L’altra emergenza, più pressante, dovetti affrontarla al Delta in qualità di responsabile della prevenzione infortuni e dell’igiene del lavoro;
in fabbrica lavoravano più di ottocento persone, su tre turni giornalieri, in quei giorni tutti senz’acqua per potersi lavare a fine turno. Molti lavori, in stabilimento, allora, erano insudicianti, per cui l’igiene delle mani durante il giorno, e la doccia a fine turno erano basilari per la sicurezza personale.
La mensa aziendale, inoltre, non poteva cucinare né lavare piatti e stoviglie, e le maestranze cominciarono a mugugnare sempre più forte. Effettivamente lo stare davanti a un forno fusorio o lavorare alle presse con solo un panino o due, rendeva difficile il reggere fino al termine del turno.
Non c’erano società di catering che potessero allora garantire l’allestimento per due volte al giorno di 250-300 pasti caldi…
La questione degli spogliatoi e dei fontanili dei servizi igienici di reparto fu risolta allestendo a tempo di record un impianto provvisorio di adduzione d’acqua industriale, acqua, per intenderci, pescata nei pozzi artesiani dell’azienda. Quest’acqua non aveva le caratteristiche di potabilità ma andava benissimo per l’igiene personale e la pulizia degli ambienti.
Per la mensa ci volle in un po’ più di tempo, perché non si riuscivano a trovare botti idonee nemmeno a pagarle a peso d’oro, essendo tutte quelle disponibili impegnate già nei vari comuni “assetati”.
Ne trovammo, finalmente un paio sufficientemente capienti e, con una pompa, le collegammo alle utenze della cucina della mensa aziendale per recuperare un minimo di normalità nella preparazione e nella distribuzione dei pasti… E fu un andirivieni continuo verso i comuni delle colline per riempirle di nuovo non appena si svuotavano.
L’allarme cessò dopo parecchi giorni. Ma la gente e anche molti responsabili dei comuni (primo fra tutti, ricordo, il sindaco di Novi, Pagella) avevano ancora tante perplessità circa la potabilità, nonostante le ultime analisi fossero rassicuranti. Queste comprensibilissime paure fecero durare più a lungo lo stato di “emergenza”.
DOPO DUE MESI si ritornò piano piano, complice il caldo di quei giorni, alla normalità.
Mai però a Serravalle fu venduta tanta acqua minerale come in quel periodo. E tanti continuarono ad andare a riempir taniche alle fontane sulle colline fino all’autunno inoltrato.
Una priorità si era evidenziata per Serravalle: le pompe di attingimento dovevano essere spostate dall’alveo dello Scrivia anche perché questo non fu né l’unico e né l’ultimo degli incidenti che ne provocarono un pericoloso inquinamento, con moria di pesci e danni ambientali notevoli.

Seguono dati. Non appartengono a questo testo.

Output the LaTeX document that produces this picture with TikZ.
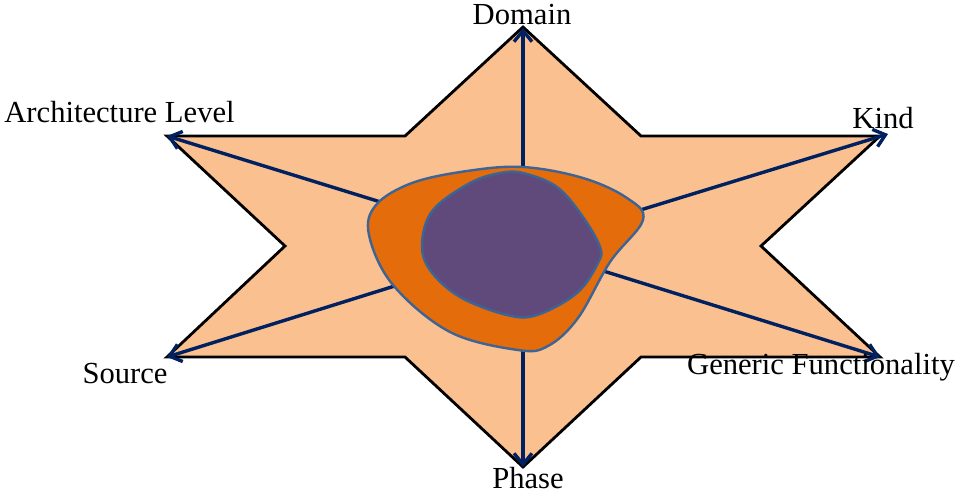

Quando non erano i camion a cadere nel fiume erano le raffinerie, le industrie pesanti e i depositi di carburanti insediati vicino alle sponde a far paura.
Oggi, almeno da questo punto di vista possiamo stare più sicuri. Col tempo pressoché tutta Serravalle è stata messa in condizione di essere alimentata idricamente da acquedotti molto lontani dall’alveo della Scrivia (alta Val Borbera, Cosola…).